I’ve also (not uniquely) suggested that firearms be regulated in the same way automobiles are, requiring registration and tracking when one is sold.

I go back to this argument as it is more of a total solution than any others. 

There are of course persuasive arguments against the bureaucracy of establishing a Federal or State system of a “Bureau of Firearms Control.”  Expensive.  Loss of freedom, Big brother watching, etc. etc.  But we tolerate those for automobiles, which also includes testing, insurance, inspection, etc.  We do so for the greater good of society.  We establish laws governing their use and prosecute when those laws are broken, even by generally “law abiding citizens.”  Gun ownership advocates make virtual talking robot arguments that gun laws only hurt the “good” people while “evil” ones ignore them and thus, we should have fewer gun laws.  Talk about circular logic.

We take off our shoes at airports because someone tried to blow up a plane with a shoe. My constitutional rights allow me to wear shoes!

Annual gun deaths are now approaching those caused by motor vehicle incidents (the latter declining and the former steadily increasing).

Getting to the difficult part, implementation.

First, indeed institute stringent background checks, age limit laws, and ban the use of military style weapons.

Secondly, as Congress now sees fit to increase our national debt, go further and institute a Federal program for buying back weapons voluntarily surrendered, with higher premiums for military style weapons.  Pay fair price.  Return them no questions asked for a specified grace period.

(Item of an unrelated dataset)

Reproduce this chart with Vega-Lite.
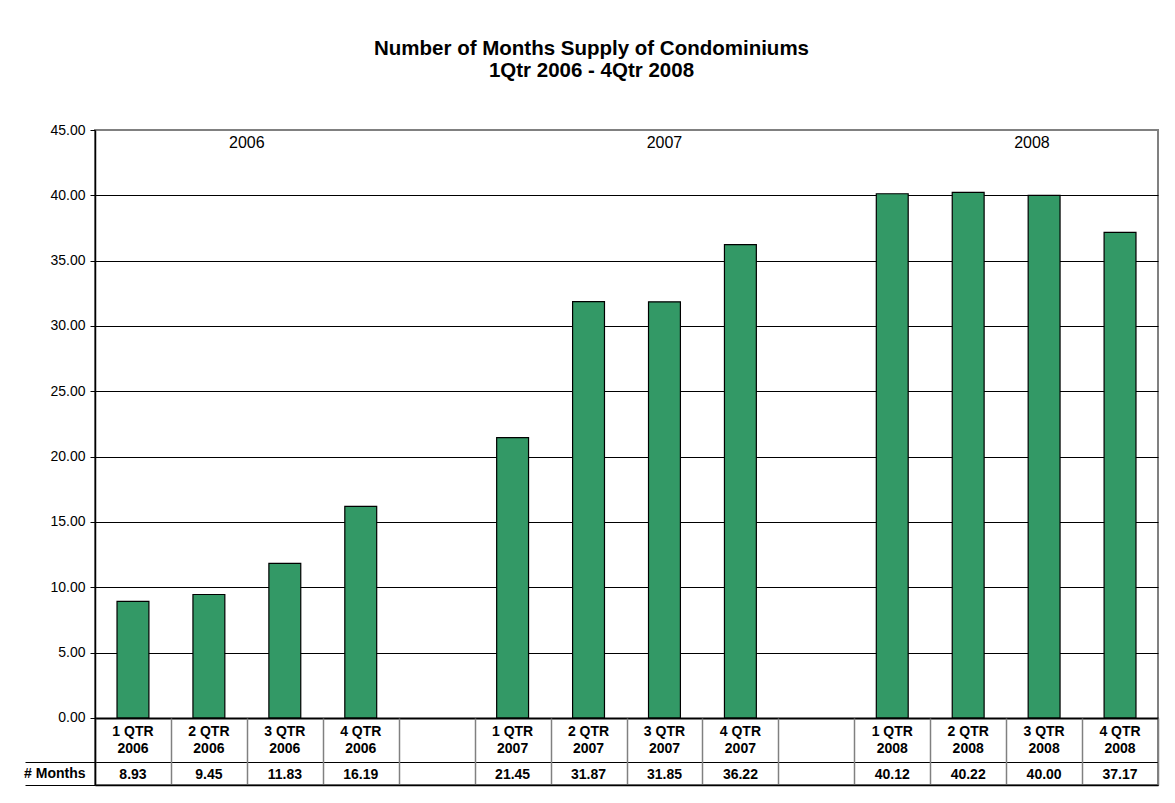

Those choosing to keep their weapons, and those buying new ones, must register them with renewals required.  If the registered weapon is given or sold to another, forms have to be completed, the item identified, with the new owner’s name and address.  Then the new owner has 30 days to register them.  Registration fees will support the process.

Gradually a data base will be developed and ones who have a collection of weapons, an arsenal, would be identified and flagged as dealers, subject to another level of scrutiny and regulatory control.

This is complicated stuff and the devil is in the details.

Indeed, some (especially the “bad guys”) will ignore all of this, but they will be subject to prosecution if found with unregistered weapons, or if someone is found with an unregistered weapon purchased or given by them.  It will take time, maybe decades, to work through this group.  It has to start sometime.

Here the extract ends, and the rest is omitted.